WORK TO COMPLETE:
Retype word for word the first line of the listing and each line after it up to the line with "XAxis, YAxis, ReferenceLine", with the pictures taken out.

□ □ □ □

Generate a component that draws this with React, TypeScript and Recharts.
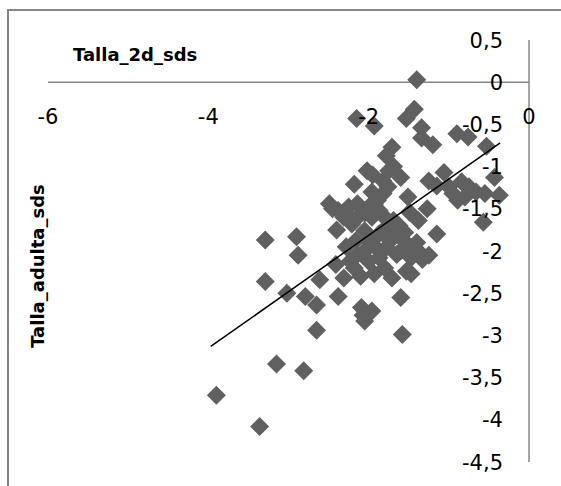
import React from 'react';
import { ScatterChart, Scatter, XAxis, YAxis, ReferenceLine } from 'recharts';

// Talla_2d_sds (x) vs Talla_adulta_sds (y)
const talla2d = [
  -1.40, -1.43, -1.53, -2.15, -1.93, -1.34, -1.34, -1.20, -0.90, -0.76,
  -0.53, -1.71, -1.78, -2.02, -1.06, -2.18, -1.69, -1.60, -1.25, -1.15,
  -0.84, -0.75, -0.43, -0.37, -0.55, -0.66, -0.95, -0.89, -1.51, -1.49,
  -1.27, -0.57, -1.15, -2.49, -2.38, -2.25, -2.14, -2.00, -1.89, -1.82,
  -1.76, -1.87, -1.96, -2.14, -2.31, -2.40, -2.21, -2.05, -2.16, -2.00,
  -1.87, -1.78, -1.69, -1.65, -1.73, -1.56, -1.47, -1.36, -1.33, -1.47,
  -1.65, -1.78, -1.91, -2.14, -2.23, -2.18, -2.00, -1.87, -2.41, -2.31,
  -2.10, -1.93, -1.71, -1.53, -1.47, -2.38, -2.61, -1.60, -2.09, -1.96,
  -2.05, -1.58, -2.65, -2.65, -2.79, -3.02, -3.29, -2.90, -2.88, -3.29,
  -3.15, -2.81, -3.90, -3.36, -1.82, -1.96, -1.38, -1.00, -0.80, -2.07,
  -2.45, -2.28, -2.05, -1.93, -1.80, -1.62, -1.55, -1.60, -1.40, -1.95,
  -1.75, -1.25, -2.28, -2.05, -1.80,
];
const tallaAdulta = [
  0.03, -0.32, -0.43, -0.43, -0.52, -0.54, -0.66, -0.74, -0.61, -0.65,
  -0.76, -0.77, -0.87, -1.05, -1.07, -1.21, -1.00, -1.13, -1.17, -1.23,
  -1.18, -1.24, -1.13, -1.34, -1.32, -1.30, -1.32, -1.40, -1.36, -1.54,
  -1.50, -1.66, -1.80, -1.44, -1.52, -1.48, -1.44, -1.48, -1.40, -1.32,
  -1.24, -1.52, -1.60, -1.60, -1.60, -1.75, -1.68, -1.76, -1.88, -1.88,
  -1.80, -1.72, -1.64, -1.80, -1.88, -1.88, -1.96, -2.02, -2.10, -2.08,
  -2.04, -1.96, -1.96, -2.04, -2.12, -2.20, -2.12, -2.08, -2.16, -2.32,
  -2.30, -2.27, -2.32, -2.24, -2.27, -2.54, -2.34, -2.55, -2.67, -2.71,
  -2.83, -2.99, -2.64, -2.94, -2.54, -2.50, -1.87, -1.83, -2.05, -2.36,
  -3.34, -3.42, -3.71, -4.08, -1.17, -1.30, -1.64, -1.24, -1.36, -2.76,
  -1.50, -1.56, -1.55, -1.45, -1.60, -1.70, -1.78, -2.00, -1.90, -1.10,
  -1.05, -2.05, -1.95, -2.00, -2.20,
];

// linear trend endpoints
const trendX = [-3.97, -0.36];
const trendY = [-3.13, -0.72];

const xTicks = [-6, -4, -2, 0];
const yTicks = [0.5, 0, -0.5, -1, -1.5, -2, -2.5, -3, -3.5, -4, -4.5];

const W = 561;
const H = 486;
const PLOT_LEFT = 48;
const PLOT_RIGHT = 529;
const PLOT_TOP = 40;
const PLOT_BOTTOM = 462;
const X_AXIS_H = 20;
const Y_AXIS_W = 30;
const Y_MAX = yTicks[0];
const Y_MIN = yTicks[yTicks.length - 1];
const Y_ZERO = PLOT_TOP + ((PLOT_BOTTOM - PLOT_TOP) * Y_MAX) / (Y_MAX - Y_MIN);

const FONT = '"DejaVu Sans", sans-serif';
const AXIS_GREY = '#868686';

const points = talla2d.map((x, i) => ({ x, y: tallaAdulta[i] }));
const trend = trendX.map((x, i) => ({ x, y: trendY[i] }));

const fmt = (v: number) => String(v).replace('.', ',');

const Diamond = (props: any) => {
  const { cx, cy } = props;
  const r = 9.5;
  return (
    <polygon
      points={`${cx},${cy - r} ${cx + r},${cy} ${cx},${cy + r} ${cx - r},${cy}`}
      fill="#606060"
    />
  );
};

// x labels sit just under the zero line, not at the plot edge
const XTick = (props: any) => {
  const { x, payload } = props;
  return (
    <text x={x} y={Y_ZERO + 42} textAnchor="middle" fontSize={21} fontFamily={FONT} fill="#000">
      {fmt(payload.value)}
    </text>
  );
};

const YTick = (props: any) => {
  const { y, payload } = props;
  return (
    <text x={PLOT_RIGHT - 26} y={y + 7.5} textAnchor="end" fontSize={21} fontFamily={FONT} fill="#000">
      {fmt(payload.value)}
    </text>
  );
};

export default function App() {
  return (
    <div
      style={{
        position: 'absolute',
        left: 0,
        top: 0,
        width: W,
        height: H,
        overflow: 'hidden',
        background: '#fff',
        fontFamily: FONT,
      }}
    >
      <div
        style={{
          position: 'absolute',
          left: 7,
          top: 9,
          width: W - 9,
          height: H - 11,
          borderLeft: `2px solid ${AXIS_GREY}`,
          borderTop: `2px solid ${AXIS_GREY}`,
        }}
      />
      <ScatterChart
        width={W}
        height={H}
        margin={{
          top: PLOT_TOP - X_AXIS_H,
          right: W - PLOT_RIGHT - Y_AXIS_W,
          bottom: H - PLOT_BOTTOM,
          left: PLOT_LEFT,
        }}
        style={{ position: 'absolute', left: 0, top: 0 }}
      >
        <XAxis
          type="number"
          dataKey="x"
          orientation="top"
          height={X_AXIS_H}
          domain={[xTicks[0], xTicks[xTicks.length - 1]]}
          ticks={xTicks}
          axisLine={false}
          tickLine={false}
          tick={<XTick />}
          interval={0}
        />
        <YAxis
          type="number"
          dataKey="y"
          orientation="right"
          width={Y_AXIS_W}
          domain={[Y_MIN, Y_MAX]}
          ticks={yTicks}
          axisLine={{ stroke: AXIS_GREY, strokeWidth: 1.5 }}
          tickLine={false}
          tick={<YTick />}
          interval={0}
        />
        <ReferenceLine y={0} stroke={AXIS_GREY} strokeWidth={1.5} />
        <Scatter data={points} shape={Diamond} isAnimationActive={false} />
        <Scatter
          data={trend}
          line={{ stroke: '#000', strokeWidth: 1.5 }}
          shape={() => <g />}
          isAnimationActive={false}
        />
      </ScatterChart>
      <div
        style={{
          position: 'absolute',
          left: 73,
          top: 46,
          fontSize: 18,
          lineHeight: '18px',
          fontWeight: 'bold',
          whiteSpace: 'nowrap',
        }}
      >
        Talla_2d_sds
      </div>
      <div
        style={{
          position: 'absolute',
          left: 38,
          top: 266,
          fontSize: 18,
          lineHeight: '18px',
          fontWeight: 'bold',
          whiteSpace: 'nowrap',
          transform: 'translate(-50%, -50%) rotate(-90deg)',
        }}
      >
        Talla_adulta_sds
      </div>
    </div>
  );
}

□ □ □ □

THE COMPLETED TASK:
Generate a component that draws this with React, TypeScript and Recharts.
import React from 'react';
import { ScatterChart, Scatter, XAxis, YAxis, ReferenceLine } from 'recharts';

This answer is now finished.